There’s no limit on the value of pension savings that can be built up by an individual. But, if the value of pension savings taken exceeds the lifetime allowance at a benefit crystallisation event, the excess (known as the ‘chargeable amount’) is subject to a tax charge. This known as the lifetime allowance charge.
The lifetime allowance is currently £1,073,100 but it’s not always been this amount. Historical lifetime allowance figures can be found on our rates and factors page.
It depends on how the individual takes their benefits. Any excess over the lifetime allowance can be taken as a lump sum (a lifetime allowance excess lump sum) and the charge is 55%.
Alternatively, the excess can be used to provide an income, by either a pension annuity or income drawdown. The charge is then 25% but of course any pension instalments or withdrawals made will be taxed at the individual’s marginal rate of income tax.
Benefits may have protection from the lifetime allowance charge; effectively locking the lifetime allowance at a certain rate. Our primary and enhanced protection, fixed protection, and individual protection articles gives more information on how these work.
Of course, an individual may choose to stop paying into their pension in the hope of avoiding the lifetime allowance charge: “Why would I want to give the tax man more of my money?”. But is this best course of action?
Macauley lives in England, is a 40% taxpayer aged 55 with pensionable earnings of £80,000. Over and above their salary, he receives performance related bonuses each year, the first 50% of which is also pensionable. These bonuses have been £20,000 a year over the last 5 years. Macauley plans to retire at age 60 and is thinking of opting out of his employer’s scheme. His employer currently pays 8% contributions as standard and employee contributions are matched 1 for 1 to a maximum of a further 6% of contributions. His current pension pot is £920,000.
|Macauley opts out||Macauley stays in the scheme|
Employer contribution only (8%)
|Macauley stays in the scheme|
Employer + employee contribution (14% + 6%)
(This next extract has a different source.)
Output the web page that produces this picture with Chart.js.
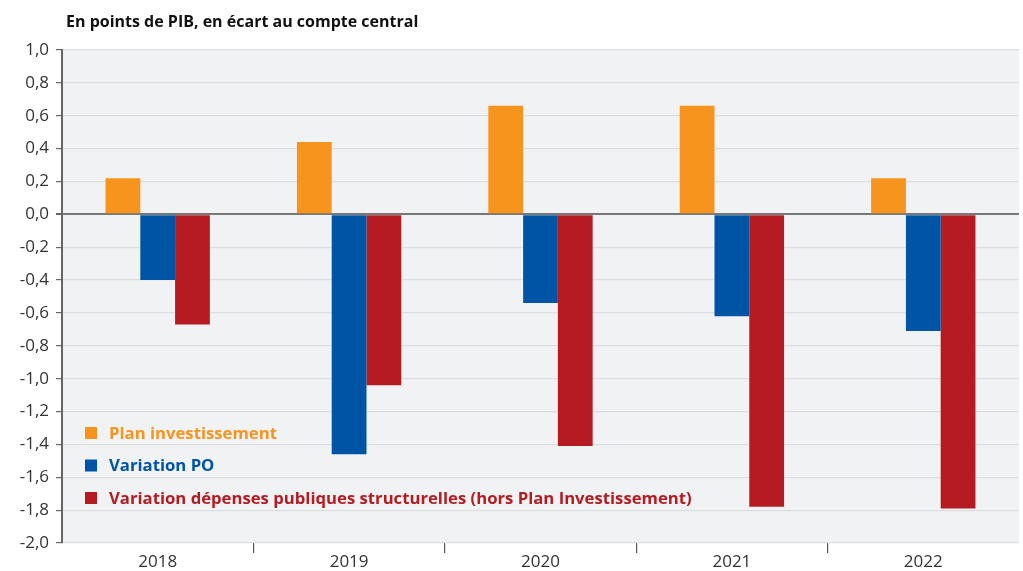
<!DOCTYPE html>
<html lang="fr">
<head>
    <meta charset="UTF-8">
    <title>Écart au compte central</title>
    <script src="https://cdn.jsdelivr.net/npm/chart.js"></script>
    <style>
        html, body { margin: 0; padding: 0; background: #ffffff; }
        #wrap { width: 1023px; height: 571px; position: relative; }
    </style>
</head>
<body>
<div id="wrap"><canvas id="myChart" width="1023" height="571"></canvas></div>

<script>
  // Data
  var years = ['2018', '2019', '2020', '2021', '2022'];
  var planInvest = [0.22, 0.44, 0.66, 0.66, 0.22];
  var variationPO = [-0.40, -1.46, -0.54, -0.62, -0.71];
  var variationDep = [-0.67, -1.04, -1.41, -1.78, -1.79];
  var seriesNames = ['Plan investissement', 'Variation PO',
    'Variation dépenses publiques structurelles (hors Plan Investissement)'];
  var seriesColors = ['#F7941D', '#0054A6', '#B51C22'];

  var FONT = '"Open Sans", "Noto Sans", sans-serif';

  // grey plot background + title + legend drawn inside the plot
  var decor = {
    id: 'decor',
    beforeDraw: function(chart) {
      var c = chart.ctx, a = chart.chartArea;
      c.save();
      c.fillStyle = '#F1F2F4';
      c.fillRect(a.left, a.top, a.right - a.left, a.bottom - a.top);
      c.restore();
    },
    afterDraw: function(chart) {
      var c = chart.ctx;
      c.save();
      c.font = 'bold 16px ' + FONT;
      c.fillStyle = '#111111';
      c.textBaseline = 'middle';
      c.fillText('En points de PIB, en écart au compte central', 66, 22);

      c.font = 'bold 16.7px ' + FONT;
      var y0 = 433, dy = 32.5;
      chart.data.datasets.forEach(function(ds, i) {
        var y = y0 + i * dy;
        c.fillStyle = ds.backgroundColor;
        c.fillRect(85, y - 6, 12, 12);
        c.fillText(ds.label, 109, y + 1);
      });
      c.restore();
    }
  };

  var ctx = document.getElementById('myChart').getContext('2d');
  var myChart = new Chart(ctx, {
    type: 'bar',
    data: {
      labels: years,
      datasets: [
        { label: seriesNames[0], data: planInvest, backgroundColor: seriesColors[0] },
        { label: seriesNames[1], data: variationPO, backgroundColor: seriesColors[1] },
        { label: seriesNames[2], data: variationDep, backgroundColor: seriesColors[2] }
      ]
    },
    options: {
      responsive: false,
      animation: false,
      barPercentage: 1.0,
      categoryPercentage: 0.545,
      layout: { padding: { left: 0, right: 4, top: 50, bottom: 0 } },
      plugins: {
        legend: { display: false },
        tooltip: { enabled: false }
      },
      scales: {
        x: {
          afterFit: function(scale) { scale.height = 28; },
          border: { display: false },
          grid: {
            offset: true,
            drawOnChartArea: false,
            tickLength: 10,
            lineWidth: 1.2,
            color: function(c) {
              return (c.index === undefined || c.index === 0) ? 'rgba(0,0,0,0)' : '#555555';
            }
          },
          ticks: {
            color: '#333333',
            font: { family: FONT, size: 17 },
            padding: -1
          }
        },
        y: {
          min: -2,
          max: 1,
          afterFit: function(scale) { scale.width = 62; },
          border: { display: true, color: '#666666', width: 2 },
          grid: {
            tickLength: 6,
            tickColor: '#666666',
            color: function(c) {
              return (c.tick && c.tick.value === 0) ? '#777777' : '#DCDDE0';
            },
            lineWidth: function(c) {
              return (c.tick && c.tick.value === 0) ? 2 : 1.2;
            }
          },
          ticks: {
            stepSize: 0.2,
            color: '#333333',
            padding: 7,
            font: { family: FONT, size: 17 },
            callback: function(v) { return v.toFixed(1).replace('.', ','); }
          }
        }
      }
    },
    plugins: [decor]
  });
</script>
</body>
</html>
|Lifetime allowance in 5 years’ time1||£1,073,100||£1,073,100||£1,073,100|
|Net cost to Macauley||£0||£0||£16,9382|
|Fund at retirement3||£1,119,321||£1,161,653||£1,225,151|
|Lifetime allowance excess||£46,221||£88,553||£152,051|
|Lifetime allowance charge (excess taken as lump sum)||£25,442||£48,704||£83,628|
|Lifetime allowance excess lump sum||£20,779||£39,849||£68,423|
|Pension fund after charge||£1,093,879||£1,112,949||£1,141,523|
1LTA remains at £1,073,100 for the next 5 years
2Macauley’s pensionable salary increases by 2.5% each year with bonuses remaining unchanged.
3Investment growth of 4% each year.
In each of these options, Macauley will face a tax charge on retirement at age 60. But, in option 2, where he chooses to stay opted in (but not pay any personal contributions) this will provide an additional net fund of £19,070 (£1,112,949 - £1,093,879) compared to option 1.
Whilst option 3 comes at a cost to Macauley, it produces a higher pension fund net of the lifetime allowance charge. Compared to option 2, Macauley will accrue additional net funds of £28,574 (£1,141,523 - £1,112,949) for a net cost to him after tax relief of £16,938.
This shows that the potential benefits from staying in the scheme and continuing to pay personal contributions, outweigh Macauley’s costs including the lifetime allowance charge.
The information provided is based on our current understanding of the relevant legislation and regulations and may be subject to alteration as a result of changes in legislation or practice. Also it may not reflect the options available under a specific product which may not be as wide as legislations and regulations allow.
All references to taxation are based on our understanding of current taxation law and practice and may be affected by future changes in legislation and the individual circumstances of the investor.